## begin Data provided

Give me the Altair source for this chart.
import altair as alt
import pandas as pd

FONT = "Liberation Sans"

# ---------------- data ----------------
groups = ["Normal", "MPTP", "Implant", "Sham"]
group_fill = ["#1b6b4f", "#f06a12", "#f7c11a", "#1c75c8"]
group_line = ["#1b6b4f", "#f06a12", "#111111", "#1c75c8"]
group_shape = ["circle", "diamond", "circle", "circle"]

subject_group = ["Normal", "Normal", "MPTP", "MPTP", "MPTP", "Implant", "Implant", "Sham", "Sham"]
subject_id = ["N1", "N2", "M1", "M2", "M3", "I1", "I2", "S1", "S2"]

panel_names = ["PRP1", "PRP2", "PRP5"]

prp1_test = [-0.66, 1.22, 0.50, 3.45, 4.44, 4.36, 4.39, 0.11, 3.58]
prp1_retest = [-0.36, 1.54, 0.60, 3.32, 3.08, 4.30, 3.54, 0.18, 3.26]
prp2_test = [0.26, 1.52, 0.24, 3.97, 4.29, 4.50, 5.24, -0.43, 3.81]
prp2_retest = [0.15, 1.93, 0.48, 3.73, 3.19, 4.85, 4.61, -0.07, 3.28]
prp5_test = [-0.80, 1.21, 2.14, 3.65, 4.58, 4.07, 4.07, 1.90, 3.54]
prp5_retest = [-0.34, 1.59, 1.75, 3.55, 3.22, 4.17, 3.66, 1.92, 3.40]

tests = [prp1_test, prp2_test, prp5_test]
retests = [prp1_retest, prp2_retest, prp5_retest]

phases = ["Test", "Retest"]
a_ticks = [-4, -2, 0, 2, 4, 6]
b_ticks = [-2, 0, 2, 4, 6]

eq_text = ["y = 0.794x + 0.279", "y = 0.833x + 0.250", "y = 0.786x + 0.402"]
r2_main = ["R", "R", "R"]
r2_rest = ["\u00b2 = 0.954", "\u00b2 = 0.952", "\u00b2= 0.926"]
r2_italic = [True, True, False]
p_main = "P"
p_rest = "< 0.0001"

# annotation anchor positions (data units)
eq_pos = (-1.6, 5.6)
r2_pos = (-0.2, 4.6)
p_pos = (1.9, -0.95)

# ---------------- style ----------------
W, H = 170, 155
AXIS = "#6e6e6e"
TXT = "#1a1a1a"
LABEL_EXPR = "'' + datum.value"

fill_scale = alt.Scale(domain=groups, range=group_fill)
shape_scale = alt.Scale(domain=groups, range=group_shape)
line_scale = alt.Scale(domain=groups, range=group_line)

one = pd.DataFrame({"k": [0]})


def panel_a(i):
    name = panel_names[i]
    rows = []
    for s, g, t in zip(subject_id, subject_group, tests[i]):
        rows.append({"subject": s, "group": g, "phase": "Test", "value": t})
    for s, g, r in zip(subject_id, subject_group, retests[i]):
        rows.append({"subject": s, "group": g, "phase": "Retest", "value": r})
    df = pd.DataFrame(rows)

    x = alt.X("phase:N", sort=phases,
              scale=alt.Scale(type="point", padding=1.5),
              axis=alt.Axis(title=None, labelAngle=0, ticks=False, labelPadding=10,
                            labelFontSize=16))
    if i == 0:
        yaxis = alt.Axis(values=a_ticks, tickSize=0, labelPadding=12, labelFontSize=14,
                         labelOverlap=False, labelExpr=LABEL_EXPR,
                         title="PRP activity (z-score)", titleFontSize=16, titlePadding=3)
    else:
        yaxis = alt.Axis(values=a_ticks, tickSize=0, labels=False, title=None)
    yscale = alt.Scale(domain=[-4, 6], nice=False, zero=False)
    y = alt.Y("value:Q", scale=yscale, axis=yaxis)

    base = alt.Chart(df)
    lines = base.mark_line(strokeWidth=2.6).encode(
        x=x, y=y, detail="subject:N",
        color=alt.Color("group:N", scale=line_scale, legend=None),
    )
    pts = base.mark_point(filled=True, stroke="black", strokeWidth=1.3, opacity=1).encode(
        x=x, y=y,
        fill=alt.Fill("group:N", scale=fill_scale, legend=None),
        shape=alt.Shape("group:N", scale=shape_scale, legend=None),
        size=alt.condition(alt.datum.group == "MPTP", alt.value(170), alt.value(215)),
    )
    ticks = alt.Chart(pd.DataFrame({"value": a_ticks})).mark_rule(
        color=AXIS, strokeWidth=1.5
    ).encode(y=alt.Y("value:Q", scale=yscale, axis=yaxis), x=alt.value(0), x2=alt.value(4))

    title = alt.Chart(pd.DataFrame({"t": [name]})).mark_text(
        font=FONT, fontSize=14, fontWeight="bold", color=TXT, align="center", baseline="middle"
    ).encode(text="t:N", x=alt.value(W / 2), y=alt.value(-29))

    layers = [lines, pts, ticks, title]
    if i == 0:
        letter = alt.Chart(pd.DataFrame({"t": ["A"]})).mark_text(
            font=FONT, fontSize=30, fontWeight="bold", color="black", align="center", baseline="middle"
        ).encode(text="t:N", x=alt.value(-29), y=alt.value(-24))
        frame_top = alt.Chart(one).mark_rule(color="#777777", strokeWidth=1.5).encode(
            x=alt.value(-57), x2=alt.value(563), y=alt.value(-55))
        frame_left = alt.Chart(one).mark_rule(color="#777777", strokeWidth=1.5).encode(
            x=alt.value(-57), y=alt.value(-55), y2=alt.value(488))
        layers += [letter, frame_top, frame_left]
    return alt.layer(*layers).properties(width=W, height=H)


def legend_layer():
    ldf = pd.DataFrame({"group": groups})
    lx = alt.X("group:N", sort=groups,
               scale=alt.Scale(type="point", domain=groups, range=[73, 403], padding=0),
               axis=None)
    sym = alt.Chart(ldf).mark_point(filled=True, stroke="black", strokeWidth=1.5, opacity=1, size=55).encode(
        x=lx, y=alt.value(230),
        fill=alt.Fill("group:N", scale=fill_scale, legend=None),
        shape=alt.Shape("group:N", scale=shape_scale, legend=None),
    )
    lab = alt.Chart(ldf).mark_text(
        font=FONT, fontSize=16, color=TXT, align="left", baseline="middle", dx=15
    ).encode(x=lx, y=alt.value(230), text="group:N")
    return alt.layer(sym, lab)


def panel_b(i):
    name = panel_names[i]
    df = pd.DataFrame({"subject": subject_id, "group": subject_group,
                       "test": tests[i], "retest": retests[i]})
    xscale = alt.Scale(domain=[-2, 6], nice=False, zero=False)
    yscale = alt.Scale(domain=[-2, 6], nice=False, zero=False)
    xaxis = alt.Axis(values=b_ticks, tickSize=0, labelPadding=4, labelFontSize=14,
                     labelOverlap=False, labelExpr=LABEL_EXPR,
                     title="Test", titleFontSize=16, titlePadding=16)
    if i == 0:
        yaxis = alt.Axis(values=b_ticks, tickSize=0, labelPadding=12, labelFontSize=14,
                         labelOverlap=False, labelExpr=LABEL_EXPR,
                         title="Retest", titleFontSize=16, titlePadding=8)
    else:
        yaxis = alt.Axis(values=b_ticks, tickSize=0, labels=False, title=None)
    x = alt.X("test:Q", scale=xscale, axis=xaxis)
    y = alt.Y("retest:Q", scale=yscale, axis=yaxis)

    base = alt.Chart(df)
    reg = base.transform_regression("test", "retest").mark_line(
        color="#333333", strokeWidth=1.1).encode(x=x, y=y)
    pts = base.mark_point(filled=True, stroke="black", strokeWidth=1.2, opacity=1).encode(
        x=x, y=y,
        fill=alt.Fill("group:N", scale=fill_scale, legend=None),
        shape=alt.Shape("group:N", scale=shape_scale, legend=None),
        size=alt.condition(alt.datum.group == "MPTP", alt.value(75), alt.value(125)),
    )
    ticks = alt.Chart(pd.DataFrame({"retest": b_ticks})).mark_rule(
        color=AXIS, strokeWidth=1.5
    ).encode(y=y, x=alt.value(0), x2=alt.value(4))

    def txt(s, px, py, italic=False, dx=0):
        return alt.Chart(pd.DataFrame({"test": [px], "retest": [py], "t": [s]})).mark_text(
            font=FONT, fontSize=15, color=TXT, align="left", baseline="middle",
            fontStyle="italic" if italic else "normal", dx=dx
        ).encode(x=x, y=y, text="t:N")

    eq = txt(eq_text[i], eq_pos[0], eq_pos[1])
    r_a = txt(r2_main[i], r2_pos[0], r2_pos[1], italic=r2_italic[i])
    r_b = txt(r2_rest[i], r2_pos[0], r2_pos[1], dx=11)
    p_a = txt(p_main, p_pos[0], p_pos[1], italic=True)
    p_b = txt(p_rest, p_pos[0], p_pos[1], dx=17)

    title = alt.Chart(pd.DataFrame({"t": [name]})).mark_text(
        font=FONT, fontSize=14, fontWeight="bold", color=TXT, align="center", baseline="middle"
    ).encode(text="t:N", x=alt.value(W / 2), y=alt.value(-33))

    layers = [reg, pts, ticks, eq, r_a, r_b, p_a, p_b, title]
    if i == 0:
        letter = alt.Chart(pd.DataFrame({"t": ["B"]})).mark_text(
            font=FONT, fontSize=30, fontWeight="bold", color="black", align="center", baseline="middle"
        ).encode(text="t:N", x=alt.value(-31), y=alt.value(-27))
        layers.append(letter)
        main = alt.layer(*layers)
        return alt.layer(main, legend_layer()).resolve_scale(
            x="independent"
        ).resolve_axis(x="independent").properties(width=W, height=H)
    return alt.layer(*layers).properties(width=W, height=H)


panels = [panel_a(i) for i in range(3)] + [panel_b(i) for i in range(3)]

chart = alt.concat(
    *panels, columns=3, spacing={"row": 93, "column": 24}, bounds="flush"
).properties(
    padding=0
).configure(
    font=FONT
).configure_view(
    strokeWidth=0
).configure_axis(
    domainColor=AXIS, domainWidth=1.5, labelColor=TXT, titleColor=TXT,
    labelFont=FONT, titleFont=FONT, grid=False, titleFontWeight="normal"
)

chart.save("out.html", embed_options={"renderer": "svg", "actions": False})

## end Data provided

__Written request__: In the listing above, please print only the lines from the first one to the line where "p_pos = (1.9, -0.95)" appears, exactly as written, both of those lines included.

__Response__:
Give me the Altair source for this chart.
import altair as alt
import pandas as pd

FONT = "Liberation Sans"

# ---------------- data ----------------
groups = ["Normal", "MPTP", "Implant", "Sham"]
group_fill = ["#1b6b4f", "#f06a12", "#f7c11a", "#1c75c8"]
group_line = ["#1b6b4f", "#f06a12", "#111111", "#1c75c8"]
group_shape = ["circle", "diamond", "circle", "circle"]

subject_group = ["Normal", "Normal", "MPTP", "MPTP", "MPTP", "Implant", "Implant", "Sham", "Sham"]
subject_id = ["N1", "N2", "M1", "M2", "M3", "I1", "I2", "S1", "S2"]

panel_names = ["PRP1", "PRP2", "PRP5"]

prp1_test = [-0.66, 1.22, 0.50, 3.45, 4.44, 4.36, 4.39, 0.11, 3.58]
prp1_retest = [-0.36, 1.54, 0.60, 3.32, 3.08, 4.30, 3.54, 0.18, 3.26]
prp2_test = [0.26, 1.52, 0.24, 3.97, 4.29, 4.50, 5.24, -0.43, 3.81]
prp2_retest = [0.15, 1.93, 0.48, 3.73, 3.19, 4.85, 4.61, -0.07, 3.28]
prp5_test = [-0.80, 1.21, 2.14, 3.65, 4.58, 4.07, 4.07, 1.90, 3.54]
prp5_retest = [-0.34, 1.59, 1.75, 3.55, 3.22, 4.17, 3.66, 1.92, 3.40]

tests = [prp1_test, prp2_test, prp5_test]
retests = [prp1_retest, prp2_retest, prp5_retest]

phases = ["Test", "Retest"]
a_ticks = [-4, -2, 0, 2, 4, 6]
b_ticks = [-2, 0, 2, 4, 6]

eq_text = ["y = 0.794x + 0.279", "y = 0.833x + 0.250", "y = 0.786x + 0.402"]
r2_main = ["R", "R", "R"]
r2_rest = ["\u00b2 = 0.954", "\u00b2 = 0.952", "\u00b2= 0.926"]
r2_italic = [True, True, False]
p_main = "P"
p_rest = "< 0.0001"

# annotation anchor positions (data units)
eq_pos = (-1.6, 5.6)
r2_pos = (-0.2, 4.6)
p_pos = (1.9, -0.95)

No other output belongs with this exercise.